In West Side Tennis Club, supra, we pointed out, in denying to a tennis club the same exemption here claimed, that the earnings were used to pay the debts of the petitioner corporation just as here they were used. In this case, as therein, large sums were received from the public. For example, the operation of bingo games by the petitioner earned gross income of approximately $3,000 in 1937, $7,300 in 1938 and $5,300 in 1939. Yet, under the evidence before us the public used facilities of the clubhouse as to participation in the bingo games, without check as to whether the participants were members of the petitioner corporation or not. The public also participated in dances, receptions and basketball games, and tickets were sold to the public. The testimony was that "* * * otherwise we couldn't derive any revenue for the different affairs which we run." Again (after referring to sale to the public of tickets for political dances or receptions): "That gives the public quite a lot of latitude to be admitted to the building." In addition, the bar was used by "guests" of members. *123 A member was not limited as to the number of guests. The only reason for guest cards was to comply with the law of the State of New York restricting service to members and their guests. With that conclusion in mind, it is obvious that within the language of Jockey Club v. Helvering, supra, the returns from the transactions with outsiders were more than a "reimbursement of their cost to the club," and were a source of income. The "latitude" given to the public necessary to "derive any revenue" puts the petitioner outside the category of exempted corporations under the above authority.

In addition, we note that one of the objects for which the club was organized, to wit, to maintain a clubhouse and to own and operate a restaurant and bar therein "for members of our organization and their guests," does not limit such maintenance and operation to nonprofitable activities. It is apparent that although maintained for members and guests, such a clubhous, restaurant and bar could be a means of profit, and in so far as net income was devoted to the discharge of incumbrances upon the property, it was in effect devoted to the purchase of property. This might *124 be continued for many years and such an organization might acquire much property. All of which, as the petitioner admits on brief, in case of liquidation and dissolution, would go to the "members of the voting class." We think it clear that within the thought of West Side Tennis Club, supra, and The Jockey Club, supra, petitioner was not such an organization as to be entitled to the exemption claimed.

It follows that the petitioner was taxable upon the dues received from its members. The Jockey Club, supra; A-1 Cleaners & Dyers Co., Inc., 14 B.T.A. 1314">14 B.T.A. 1314; United Retail Grocers Association, 19 B.T.A. 1016">19 B.T.A. 1016.
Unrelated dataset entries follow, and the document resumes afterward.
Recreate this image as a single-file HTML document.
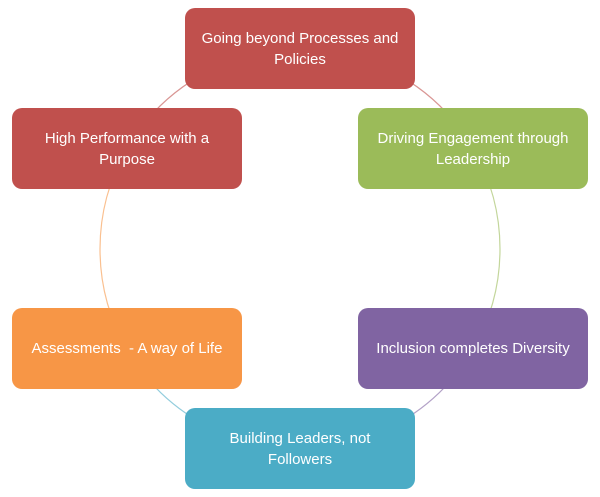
<!DOCTYPE html>
<html><head><style>
body{margin:0;width:600px;height:497px;background:#fff;position:relative;overflow:hidden;font-family:"Liberation Sans",sans-serif}
.b{position:absolute;width:230px;height:81px;border-radius:10px;color:#fff;font-size:15px;line-height:21px;display:flex;align-items:center;justify-content:center;text-align:center;padding:0 12px;box-sizing:border-box}
</style></head><body>
<svg width="600" height="497" style="position:absolute;left:0;top:0" fill="none" stroke-width="1.2">
<path d="M300 49 A200 200 0 0 1 473.2 149" stroke="#d99694"/>
<path d="M473.2 149 A200 200 0 0 1 473.2 349" stroke="#c3d69b"/>
<path d="M473.2 349 A200 200 0 0 1 300 449" stroke="#b3a2c7"/>
<path d="M300 449 A200 200 0 0 1 126.8 349" stroke="#93cddd"/>
<path d="M126.8 349 A200 200 0 0 1 126.8 149" stroke="#fac090"/>
<path d="M126.8 149 A200 200 0 0 1 300 49" stroke="#d99694"/>
</svg>
<div class="b" style="left:185px;top:8px;background:#c0504d">Going beyond Processes and Policies</div>
<div class="b" style="left:358px;top:108px;background:#9bbb59">Driving Engagement through Leadership</div>
<div class="b" style="left:12px;top:108px;background:#c0504d">High Performance with a Purpose</div>
<div class="b" style="left:12px;top:308px;background:#f79646">Assessments&nbsp; - A way of Life</div>
<div class="b" style="left:358px;top:308px;background:#8064a2">Inclusion completes Diversity</div>
<div class="b" style="left:185px;top:408px;background:#4bacc6">Building Leaders, not Followers</div>
</body></html>
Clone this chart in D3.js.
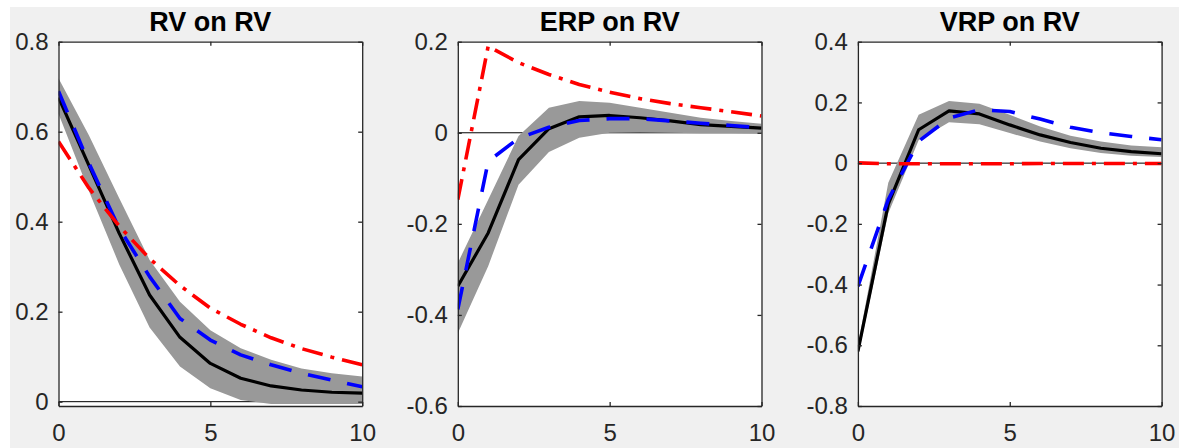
<!DOCTYPE html>
<html>
<head>
<meta charset="utf-8">
<script src="https://cdn.jsdelivr.net/npm/d3@7"></script>
<style>
  html, body { margin: 0; padding: 0; background: #ffffff; }
  svg { display: block; }
  text { font-family: "Liberation Sans", Arial, Helvetica, sans-serif; }
</style>
</head>
<body>
<svg id="chart" width="1179" height="448"></svg>
<script>
// ---- data ----
const steps = [0, 1, 2, 3, 4, 5, 6, 7, 8, 9, 10];
const xTicks = [0, 5, 10];

const titles = ["RV on RV", "ERP on RV", "VRP on RV"];
const yDomains = [[-0.0096, 0.8], [-0.6, 0.2], [-0.8, 0.4]];
const yTicks1 = [0, 0.2, 0.4, 0.6, 0.8];
const yTicks2 = [-0.6, -0.4, -0.2, 0, 0.2];
const yTicks3 = [-0.8, -0.6, -0.4, -0.2, 0, 0.2, 0.4];

// Panel 1: RV on RV
const rvEst   = [0.676, 0.525, 0.374, 0.237, 0.143, 0.085, 0.052, 0.035, 0.026, 0.021, 0.019];
const rvUpper = [0.719, 0.592, 0.452, 0.315, 0.222, 0.159, 0.119, 0.093, 0.074, 0.063, 0.056];
const rvLower = [0.640, 0.468, 0.305, 0.165, 0.078, 0.030, 0.004, -0.005, -0.005, -0.005, -0.005];
const rvBlue  = [0.690, 0.530, 0.385, 0.278, 0.185, 0.137, 0.104, 0.082, 0.063, 0.048, 0.033];
const rvRed   = [0.578, 0.475, 0.390, 0.318, 0.258, 0.208, 0.172, 0.142, 0.118, 0.099, 0.082];

// Panel 2: ERP on RV
const erpEst   = [-0.337, -0.220, -0.059, 0.009, 0.035, 0.038, 0.033, 0.026, 0.018, 0.014, 0.010];
const erpUpper = [-0.286, -0.147, -0.007, 0.055, 0.070, 0.066, 0.055, 0.044, 0.033, 0.026, 0.020];
const erpLower = [-0.440, -0.293, -0.114, -0.042, -0.011, 0.000, 0.001, 0.000, -0.001, -0.001, -0.002];
const erpBlue  = [-0.388, -0.063, -0.012, 0.012, 0.027, 0.031, 0.031, 0.026, 0.021, 0.016, 0.011];
const erpRed   = [-0.147, 0.190, 0.154, 0.128, 0.106, 0.089, 0.075, 0.064, 0.055, 0.046, 0.037];

// Panel 3: VRP on RV
const vrpEst   = [-0.620, -0.135, 0.110, 0.172, 0.162, 0.126, 0.093, 0.068, 0.049, 0.038, 0.031];
const vrpUpper = [-0.600, -0.065, 0.159, 0.205, 0.196, 0.159, 0.121, 0.090, 0.071, 0.058, 0.052];
const vrpLower = [-0.638, -0.165, 0.075, 0.135, 0.128, 0.099, 0.071, 0.049, 0.033, 0.024, 0.020];
const vrpBlue  = [-0.406, -0.120, 0.072, 0.148, 0.176, 0.170, 0.145, 0.118, 0.100, 0.088, 0.077];
const vrpRed   = [0.001, -0.002, -0.002, -0.002, -0.002, -0.002, -0.001, -0.001, -0.001, -0.001, -0.001];

const panels = [
  { title: titles[0], yDomain: yDomains[0], yTicks: yTicks1, est: rvEst, upper: rvUpper, lower: rvLower, blue: rvBlue, red: rvRed },
  { title: titles[1], yDomain: yDomains[1], yTicks: yTicks2, est: erpEst, upper: erpUpper, lower: erpLower, blue: erpBlue, red: erpRed },
  { title: titles[2], yDomain: yDomains[2], yTicks: yTicks3, est: vrpEst, upper: vrpUpper, lower: vrpLower, blue: vrpBlue, red: vrpRed }
];

// ---- layout ----
const svg = d3.select("#chart");
svg.append("rect").attr("x", 10).attr("y", 7).attr("width", 1169).attr("height", 441).attr("fill", "#f0f0f0");

const panelLefts = [58.5, 457.8, 857.9];
const plotW = 303.7, plotTop = 41.7, plotBottom = 406;
const axisColor = "#262626";

function fmt(d) {
  if (Math.abs(d) < 1e-9) return "0";
  return (Math.round(d * 10) / 10).toString();
}

panels.forEach((p, i) => {
  const left = panelLefts[i];
  const g = svg.append("g");
  const x = d3.scaleLinear().domain([0, 10]).range([left, left + plotW]);
  const y = d3.scaleLinear().domain(p.yDomain).range([plotBottom, plotTop]);

  const clipId = "clip" + i;
  svg.append("clipPath").attr("id", clipId)
    .append("rect").attr("x", left).attr("y", plotTop).attr("width", plotW).attr("height", plotBottom - plotTop);

  g.append("rect").attr("x", left).attr("y", plotTop).attr("width", plotW).attr("height", plotBottom - plotTop).attr("fill", "#ffffff");

  const plot = g.append("g").attr("clip-path", "url(#" + clipId + ")");

  // zero line
  plot.append("line")
    .attr("x1", x(0)).attr("x2", x(10))
    .attr("y1", y(0)).attr("y2", y(0))
    .attr("stroke", "#000").attr("stroke-width", 1);

  // confidence band
  const area = d3.area()
    .x((d, k) => x(steps[k]))
    .y0((d, k) => y(p.lower[k]))
    .y1((d, k) => y(p.upper[k]));
  plot.append("path").datum(steps).attr("d", area).attr("fill", "#999999").attr("stroke", "none");

  const line = arr => d3.line().x((d, k) => x(steps[k])).y((d, k) => y(arr[k]))(steps);

  plot.append("path").attr("d", line(p.est))
    .attr("fill", "none").attr("stroke", "#000").attr("stroke-width", 3.2).attr("stroke-linejoin", "round");
  plot.append("path").attr("d", line(p.blue))
    .attr("fill", "none").attr("stroke", "#0000ff").attr("stroke-width", 3.6)
    .attr("stroke-dasharray", "23,17").attr("stroke-linejoin", "round");
  plot.append("path").attr("d", line(p.red))
    .attr("fill", "none").attr("stroke", "#ff0000").attr("stroke-width", 3.6)
    .attr("stroke-dasharray", "21,8,4,8").attr("stroke-linejoin", "round");

  // axes
  const axB = d3.axisBottom(x).tickValues(xTicks).tickSize(-4).tickSizeOuter(0).tickPadding(18).tickFormat(fmt);
  const axT = d3.axisTop(x).tickValues(xTicks).tickSize(-4).tickSizeOuter(0).tickFormat("");
  const axL = d3.axisLeft(y).tickValues(p.yTicks).tickSize(-4).tickSizeOuter(0).tickPadding(10).tickFormat(fmt);
  const axR = d3.axisRight(y).tickValues(p.yTicks).tickSize(-4).tickSizeOuter(0).tickFormat("");

  const styleAxis = sel => {
    sel.selectAll("path.domain").attr("stroke", axisColor).attr("stroke-width", 1.3);
    sel.selectAll(".tick line").attr("stroke", axisColor).attr("stroke-width", 1.3);
    sel.selectAll(".tick text").attr("fill", axisColor).attr("font-size", 24)
      .attr("font-family", "'Liberation Sans', Arial, Helvetica, sans-serif");
  };

  g.append("g").attr("transform", `translate(0,${plotBottom})`).call(axB).call(styleAxis);
  g.append("g").attr("transform", `translate(0,${plotTop})`).call(axT).call(styleAxis);
  g.append("g").attr("transform", `translate(${left},0)`).call(axL).call(styleAxis);
  g.append("g").attr("transform", `translate(${left + plotW},0)`).call(axR).call(styleAxis);

  // title
  g.append("text")
    .attr("x", left + plotW / 2).attr("y", 31)
    .attr("text-anchor", "middle")
    .attr("font-size", 27).attr("font-weight", "bold").attr("fill", "#000")
    .text(p.title);
});
</script>
</body>
</html>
The petitioner did not file its returns for 1937 and 1938 until long after the statutory filing date, and upon November 10, 1939, the returns when filed were in blank and the affidavits attached thereto did not comply with Regulations 94, article 101-1, to the effect that a corporation claiming exemption under section 101 (9) should file its affidavit, showing the character and purpose of organization, its usual activities, source of income and disposition thereof; and that a copy *125 of the charter or articles of incorporation, by-laws and latest financial statement should be attached. Under such circumstances it can not be said that the Commissioner erred in adding 25 per cent to the tax. We discern no showing that the failure to file was due to reasonable cause.

Decision will be entered for the respondent.


Footnotes

  • 1. SEC. 101. EXEMPTIONS FROM TAX ON CORPORATIONS.

    The following organizations shall be exempt from taxation under this title -

    * * * * *

    (9) Clubs organized and operated exclusively for pleasure, recreation, and other nonprofitable purposes, no part of the net earnings of which inures to the benefit of any private shareholder.